A Draft of Unnumberable Cantos

The past lies worn as a workhouse copper token,
surface smooth in generality
but detail slow to hint. We squint
and read it wrong. That captain’s museum hat
was fore and aft, not broadsides;
those lapels are buttoned all awry.
The temper of the times, you see, was finely tuned;
the moment’s mores made a subtle song.

At fifty paces we can clock a re-enactor,
something indefinable being out of true;
the face is similar through centuries
but only superficially,
for each face bears a shade, a twist, a cast,
a tic that tells its time.
An image of a previous thing
must shamefully betray the moment of its making.
In its texture, pose and colouring
its shamming history is softly written.

Meanwhile, anachronisms at our end
annoy the dead. The errant angle
of a buckle or the usage of a kerseymere
(or was it ‘cassimere’?) provokes resentment.
Ghosts are not amused by our uncaring parodies.
We lend them by our fancy dress
such forms of immortality
they find so less than flattering
that, mouthing and invisible
within their darkened abstract cells,
they gob their anger at our future features.
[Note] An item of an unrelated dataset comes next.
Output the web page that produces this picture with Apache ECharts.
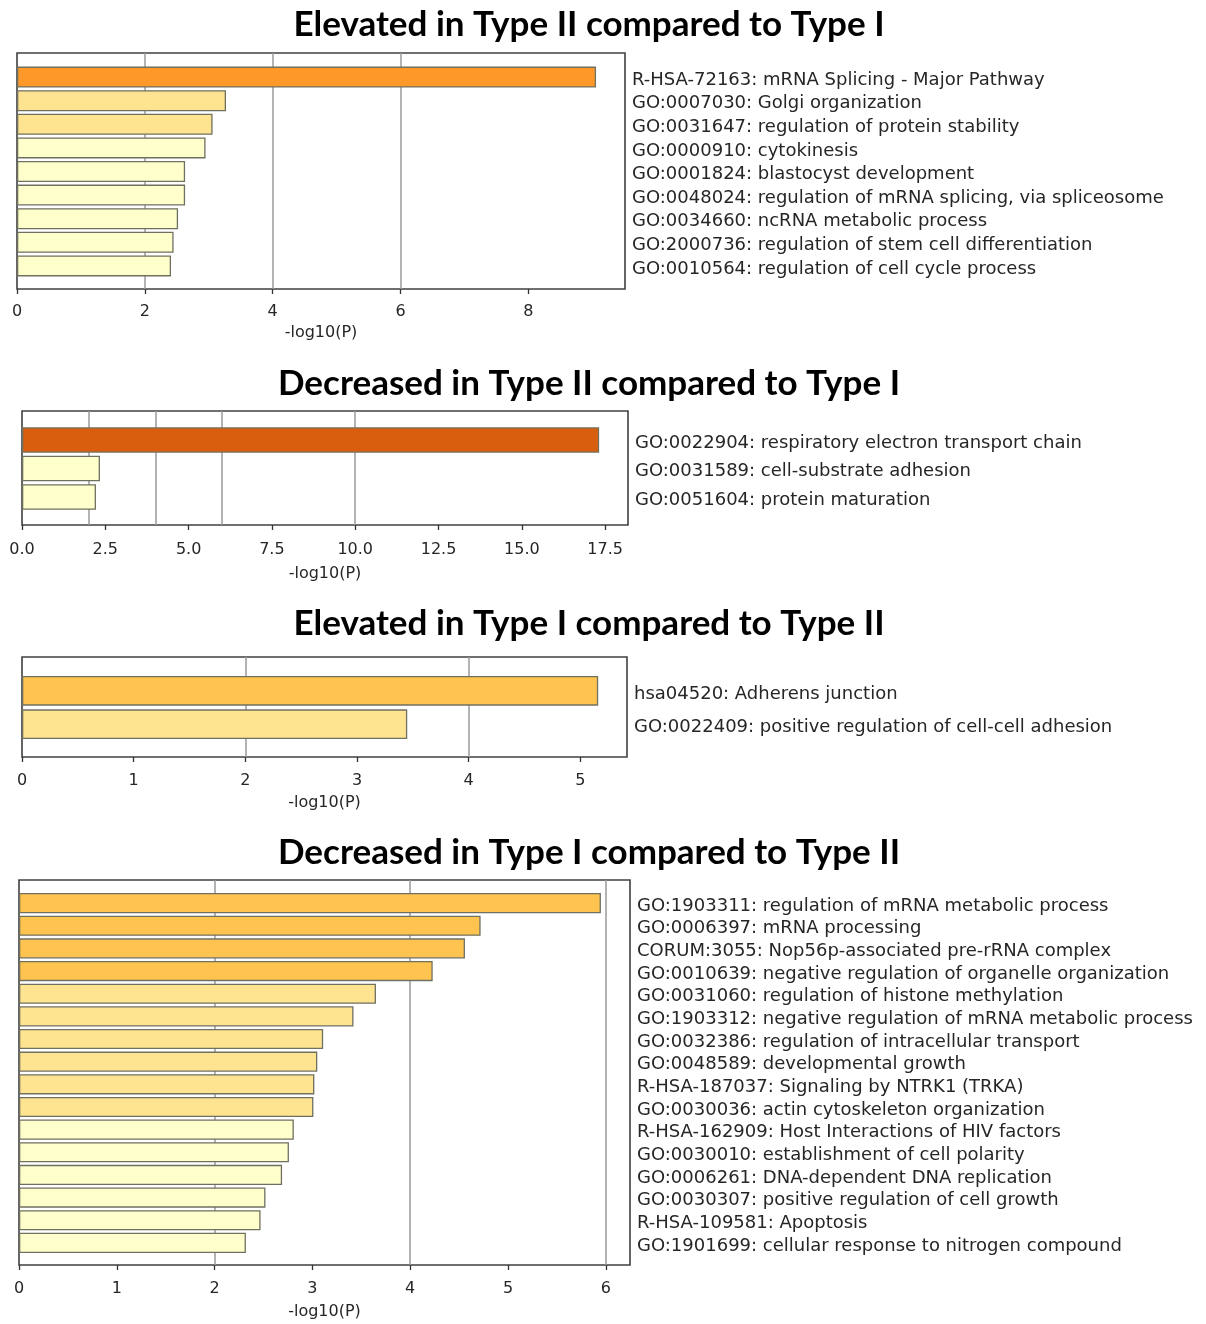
<!DOCTYPE html>
<html>
<head>
<meta charset="utf-8">
<script src="https://cdn.jsdelivr.net/npm/echarts@6/dist/echarts.min.js"></script>
<style>
  html, body { margin: 0; padding: 0; background: #ffffff; }
  #chart { width: 1206px; height: 1324px; }
</style>
</head>
<body>
<div id="chart"></div>
<script>
// ---- enrichment terms and -log10(P) values, one block per comparison ----
const titles = [
  'Elevated in Type II compared to Type I',
  'Decreased in Type II compared to Type I',
  'Elevated in Type I compared to Type II',
  'Decreased in Type I compared to Type II'
];

const terms1 = [
  'R-HSA-72163: mRNA Splicing - Major Pathway',
  'GO:0007030: Golgi organization',
  'GO:0031647: regulation of protein stability',
  'GO:0000910: cytokinesis',
  'GO:0001824: blastocyst development',
  'GO:0048024: regulation of mRNA splicing, via spliceosome',
  'GO:0034660: ncRNA metabolic process',
  'GO:2000736: regulation of stem cell differentiation',
  'GO:0010564: regulation of cell cycle process'
];
const values1 = [9.06, 3.27, 3.06, 2.95, 2.63, 2.63, 2.52, 2.45, 2.41];

const terms2 = [
  'GO:0022904: respiratory electron transport chain',
  'GO:0031589: cell-substrate adhesion',
  'GO:0051604: protein maturation'
];
const values2 = [17.32, 2.34, 2.22];

const terms3 = [
  'hsa04520: Adherens junction',
  'GO:0022409: positive regulation of cell-cell adhesion'
];
const values3 = [5.16, 3.45];

const terms4 = [
  'GO:1903311: regulation of mRNA metabolic process',
  'GO:0006397: mRNA processing',
  'CORUM:3055: Nop56p-associated pre-rRNA complex',
  'GO:0010639: negative regulation of organelle organization',
  'GO:0031060: regulation of histone methylation',
  'GO:1903312: negative regulation of mRNA metabolic process',
  'GO:0032386: regulation of intracellular transport',
  'GO:0048589: developmental growth',
  'R-HSA-187037: Signaling by NTRK1 (TRKA)',
  'GO:0030036: actin cytoskeleton organization',
  'R-HSA-162909: Host Interactions of HIV factors',
  'GO:0030010: establishment of cell polarity',
  'GO:0006261: DNA-dependent DNA replication',
  'GO:0030307: positive regulation of cell growth',
  'R-HSA-109581: Apoptosis',
  'GO:1901699: cellular response to nitrogen compound'
];
const values4 = [5.95, 4.72, 4.56, 4.23, 3.65, 3.42, 3.11, 3.05, 3.02, 3.01,
                 2.81, 2.76, 2.69, 2.52, 2.47, 2.32];

// x-axis tick values and the reference lines behind the bars
const ticks1 = [0, 2, 4, 6, 8];
const ticks2 = [0, 2.5, 5, 7.5, 10, 12.5, 15, 17.5];
const ticks3 = [0, 1, 2, 3, 4, 5];
const ticks4 = [0, 1, 2, 3, 4, 5, 6];
const refLines1 = [2, 4, 6];
const refLines2 = [2, 4, 6, 10];
const refLines3 = [2, 4];
const refLines4 = [2, 4, 6];
const tickDecimals = [0, 1, 0, 0];

// colour bins on -log10(P)
const binEdges  = [3, 4, 6, 10, 20];
const binColors = ['#ffffcc', '#fee391', '#fec44f', '#fe9929', '#d95f0e', '#993404'];

const axisName = '-log10(P)';

// ---- layout of each panel frame (pixels) ----
const frames = [
  { left: 17, right: 625, top: 53,  bottom: 289,  titleY: 2,   labelGap: 15, nameGap: 36 },
  { left: 22, right: 628, top: 411, bottom: 525,  titleY: 361, labelGap: 17, nameGap: 41 },
  { left: 22, right: 627, top: 657, bottom: 757,  titleY: 601, labelGap: 16, nameGap: 38 },
  { left: 19, right: 630, top: 880, bottom: 1265, titleY: 830, labelGap: 16, nameGap: 39 }
];

const panels = [
  { terms: terms1, values: values1, ticks: ticks1, refs: refLines1 },
  { terms: terms2, values: values2, ticks: ticks2, refs: refLines2 },
  { terms: terms3, values: values3, ticks: ticks3, refs: refLines3 },
  { terms: terms4, values: values4, ticks: ticks4, refs: refLines4 }
];

function binColor(v) {
  for (let i = 0; i < binEdges.length; i++) {
    if (v < binEdges[i]) return binColors[i];
  }
  return binColors[binColors.length - 1];
}

const textFont = 'DejaVu Sans';
const textColor = '#262626';

const option = {
  backgroundColor: '#ffffff',
  animation: false,
  title: [],
  grid: [],
  xAxis: [],
  yAxis: [],
  series: []
};

panels.forEach((p, i) => {
  const f = frames[i];
  const n = p.terms.length;
  const H = f.bottom - f.top;
  const band = H / (n + 1);
  const xMax = Math.max.apply(null, p.values) * 1.05;
  const dec = tickDecimals[i];

  option.title.push({
    text: titles[i],
    left: 584,
    top: f.titleY,
    textAlign: 'center',
    textStyle: { fontFamily: 'Lato', fontWeight: 'bold', fontSize: 35, color: '#000' }
  });

  // frame grid: border, ticks, axis name, reference lines
  option.grid.push({
    left: f.left, width: f.right - f.left, top: f.top, height: H,
    show: true, borderColor: '#404040', borderWidth: 1.6, backgroundColor: 'transparent',
    containLabel: false
  });
  // bar grid: inset by half a band on top and bottom
  option.grid.push({
    left: f.left, width: f.right - f.left, top: f.top + band / 2 + 0.5, height: band * n,
    show: false, containLabel: false
  });

  option.xAxis.push({
    gridIndex: 2 * i, type: 'value', min: 0, max: xMax,
    axisLine: { show: false },
    axisTick: { show: true, customValues: p.ticks, length: 5, lineStyle: { color: '#333', width: 1.3 } },
    axisLabel: {
      customValues: p.ticks, margin: f.labelGap,
      fontFamily: textFont, fontSize: 16, color: textColor,
      formatter: v => Number(v).toFixed(dec)
    },
    splitLine: { show: false },
    name: axisName, nameLocation: 'middle', nameGap: f.nameGap,
    nameTextStyle: { fontFamily: textFont, fontSize: 16, color: textColor }
  });
  option.yAxis.push({ gridIndex: 2 * i, type: 'value', min: 0, max: 1, show: false });

  option.xAxis.push({ gridIndex: 2 * i + 1, type: 'value', min: 0, max: xMax, show: false });
  option.yAxis.push({
    gridIndex: 2 * i + 1, type: 'category', data: p.terms, inverse: true,
    position: 'right',
    axisLine: { show: false }, axisTick: { show: false }, splitLine: { show: false },
    axisLabel: {
      show: true, align: 'left', margin: 7, interval: 0,
      verticalAlign: 'top', lineHeight: 6,
      fontFamily: textFont, fontSize: 18, color: textColor
    }
  });

  option.series.push({
    type: 'bar',
    xAxisIndex: 2 * i + 1, yAxisIndex: 2 * i + 1,
    data: p.values.map(v => ({
      value: v,
      itemStyle: { color: binColor(v) }
    })),
    barCategoryGap: '11%',
    itemStyle: { borderColor: '#707060', borderWidth: 1.3 },
    z: 3,
    silent: true
  });

  option.series.push({
    type: 'scatter',
    xAxisIndex: 2 * i, yAxisIndex: 2 * i,
    data: [],
    silent: true,
    z: 1,
    markLine: {
      silent: true, z: 1,
      symbol: ['none', 'none'],
      label: { show: false },
      lineStyle: { type: 'solid', color: '#9a9a9a', width: 1.5 },
      data: p.refs.map(r => ({ xAxis: r }))
    }
  });
});

const chart = echarts.init(document.getElementById('chart'), null, { renderer: 'canvas' });
chart.setOption(option);
</script>
</body>
</html>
Darn mah hide! says Uncle Ezra,
chawing wad as he adopts a
proper transatlantic posture.
Yew all goffossayken Brits’ll sell
yer hi-toned and historrik former time
(a pause, he spits) fer ten yewzuriuss pence
an turn it into goddam panto.
Do fergive mah pree-zumchewuss rime,
but seems ter me a better bet by far
wd be ter giv it to yer Muse
to reinviggerate within a Canto.

But red is the rope where old Benito hangs
while his ingrate survivors pulp his head,
and narrow’s the cage where the broken poet clings
and scrabbles for a unity among his scraps of text,
and rambling hospital’s the home for him
hit full in the face by history,
who wrestled with the past and stumbled,
missed the date and paid the cost,
capsizing on his river of mysterious dead.

The tiny birds perch out of view.
We hear their sorry bleat, and peer but can’t identify.
Below, on rhododendroned lawns, the German boys
are slatted into lines of alien grey stone;
the dead are all and always very far from home.